### Description of the task
Locate each line below that includes "down" and reproduce it.

### Available data
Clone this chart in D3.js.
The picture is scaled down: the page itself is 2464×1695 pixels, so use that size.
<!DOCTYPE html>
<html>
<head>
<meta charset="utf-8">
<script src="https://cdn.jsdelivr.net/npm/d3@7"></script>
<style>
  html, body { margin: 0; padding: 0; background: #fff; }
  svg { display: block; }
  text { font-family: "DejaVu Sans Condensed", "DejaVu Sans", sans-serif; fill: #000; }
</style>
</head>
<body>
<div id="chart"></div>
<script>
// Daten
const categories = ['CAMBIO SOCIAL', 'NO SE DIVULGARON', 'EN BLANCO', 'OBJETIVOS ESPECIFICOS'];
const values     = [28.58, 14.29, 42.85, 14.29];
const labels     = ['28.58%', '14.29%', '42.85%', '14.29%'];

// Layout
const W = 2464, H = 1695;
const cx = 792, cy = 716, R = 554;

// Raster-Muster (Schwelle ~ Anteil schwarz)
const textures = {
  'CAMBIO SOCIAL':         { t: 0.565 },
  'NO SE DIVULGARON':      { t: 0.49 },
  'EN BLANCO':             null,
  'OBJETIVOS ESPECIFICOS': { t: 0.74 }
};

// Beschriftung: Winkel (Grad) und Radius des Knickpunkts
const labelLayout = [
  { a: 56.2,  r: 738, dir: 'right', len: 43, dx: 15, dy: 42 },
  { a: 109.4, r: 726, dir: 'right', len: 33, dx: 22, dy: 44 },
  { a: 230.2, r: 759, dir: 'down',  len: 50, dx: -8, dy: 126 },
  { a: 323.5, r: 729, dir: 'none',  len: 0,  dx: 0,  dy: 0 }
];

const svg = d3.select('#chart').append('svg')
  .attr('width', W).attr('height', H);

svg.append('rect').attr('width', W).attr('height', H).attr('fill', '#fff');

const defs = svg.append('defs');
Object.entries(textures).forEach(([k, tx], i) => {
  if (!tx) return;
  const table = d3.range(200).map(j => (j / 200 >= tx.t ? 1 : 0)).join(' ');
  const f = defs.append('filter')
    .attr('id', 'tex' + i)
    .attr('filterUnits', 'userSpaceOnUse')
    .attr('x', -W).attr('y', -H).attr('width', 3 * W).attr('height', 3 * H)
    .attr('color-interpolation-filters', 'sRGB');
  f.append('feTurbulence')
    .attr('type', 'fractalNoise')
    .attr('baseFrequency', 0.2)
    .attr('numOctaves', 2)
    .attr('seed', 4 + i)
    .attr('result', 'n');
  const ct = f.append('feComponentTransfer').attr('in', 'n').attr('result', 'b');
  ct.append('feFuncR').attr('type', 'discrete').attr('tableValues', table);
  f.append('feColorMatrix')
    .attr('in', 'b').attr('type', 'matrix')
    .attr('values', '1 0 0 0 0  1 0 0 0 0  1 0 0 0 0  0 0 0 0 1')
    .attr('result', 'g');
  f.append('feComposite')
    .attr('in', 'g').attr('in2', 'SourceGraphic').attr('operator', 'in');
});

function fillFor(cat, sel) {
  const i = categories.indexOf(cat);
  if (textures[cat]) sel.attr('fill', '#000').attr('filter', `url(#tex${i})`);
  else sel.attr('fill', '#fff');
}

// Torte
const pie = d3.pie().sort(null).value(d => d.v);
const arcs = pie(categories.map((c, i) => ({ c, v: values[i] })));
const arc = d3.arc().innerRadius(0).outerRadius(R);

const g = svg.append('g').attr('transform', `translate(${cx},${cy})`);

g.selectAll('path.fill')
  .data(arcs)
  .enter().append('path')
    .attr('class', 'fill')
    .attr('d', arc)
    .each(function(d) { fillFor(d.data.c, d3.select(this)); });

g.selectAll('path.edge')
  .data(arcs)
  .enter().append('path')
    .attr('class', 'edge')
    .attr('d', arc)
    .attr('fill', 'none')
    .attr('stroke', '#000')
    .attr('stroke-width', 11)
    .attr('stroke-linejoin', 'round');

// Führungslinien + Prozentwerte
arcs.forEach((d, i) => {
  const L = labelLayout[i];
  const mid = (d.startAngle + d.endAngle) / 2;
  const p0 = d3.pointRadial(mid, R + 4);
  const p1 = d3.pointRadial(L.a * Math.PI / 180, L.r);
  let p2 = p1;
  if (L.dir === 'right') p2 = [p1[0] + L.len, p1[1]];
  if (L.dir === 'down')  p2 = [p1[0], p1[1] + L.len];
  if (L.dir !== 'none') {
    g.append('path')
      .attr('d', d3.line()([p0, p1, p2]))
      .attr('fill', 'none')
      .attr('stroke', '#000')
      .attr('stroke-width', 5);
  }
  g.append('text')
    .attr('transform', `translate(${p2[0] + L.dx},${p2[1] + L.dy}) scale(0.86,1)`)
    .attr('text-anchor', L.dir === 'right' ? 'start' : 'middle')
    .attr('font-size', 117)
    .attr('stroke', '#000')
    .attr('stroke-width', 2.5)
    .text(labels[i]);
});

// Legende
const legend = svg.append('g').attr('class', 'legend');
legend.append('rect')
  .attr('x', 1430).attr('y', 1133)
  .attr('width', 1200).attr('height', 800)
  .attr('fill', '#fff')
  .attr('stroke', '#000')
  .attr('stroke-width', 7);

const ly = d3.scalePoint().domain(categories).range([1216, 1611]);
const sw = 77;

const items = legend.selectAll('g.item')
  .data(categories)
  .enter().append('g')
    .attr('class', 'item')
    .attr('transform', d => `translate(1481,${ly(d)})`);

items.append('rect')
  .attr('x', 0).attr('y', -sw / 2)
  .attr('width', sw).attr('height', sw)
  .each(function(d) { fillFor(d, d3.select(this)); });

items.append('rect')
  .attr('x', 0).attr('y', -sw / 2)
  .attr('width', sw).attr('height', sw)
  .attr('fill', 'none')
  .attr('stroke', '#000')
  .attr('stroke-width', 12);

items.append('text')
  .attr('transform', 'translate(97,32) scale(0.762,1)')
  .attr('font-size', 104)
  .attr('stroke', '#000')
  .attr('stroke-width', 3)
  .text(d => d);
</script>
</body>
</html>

### Output of the task
The picture is scaled down: the page itself is 2464×1695 pixels, so use that size.
  { a: 230.2, r: 759, dir: 'down',  len: 50, dx: -8, dy: 126 },
  if (L.dir === 'down')  p2 = [p1[0], p1[1] + L.len];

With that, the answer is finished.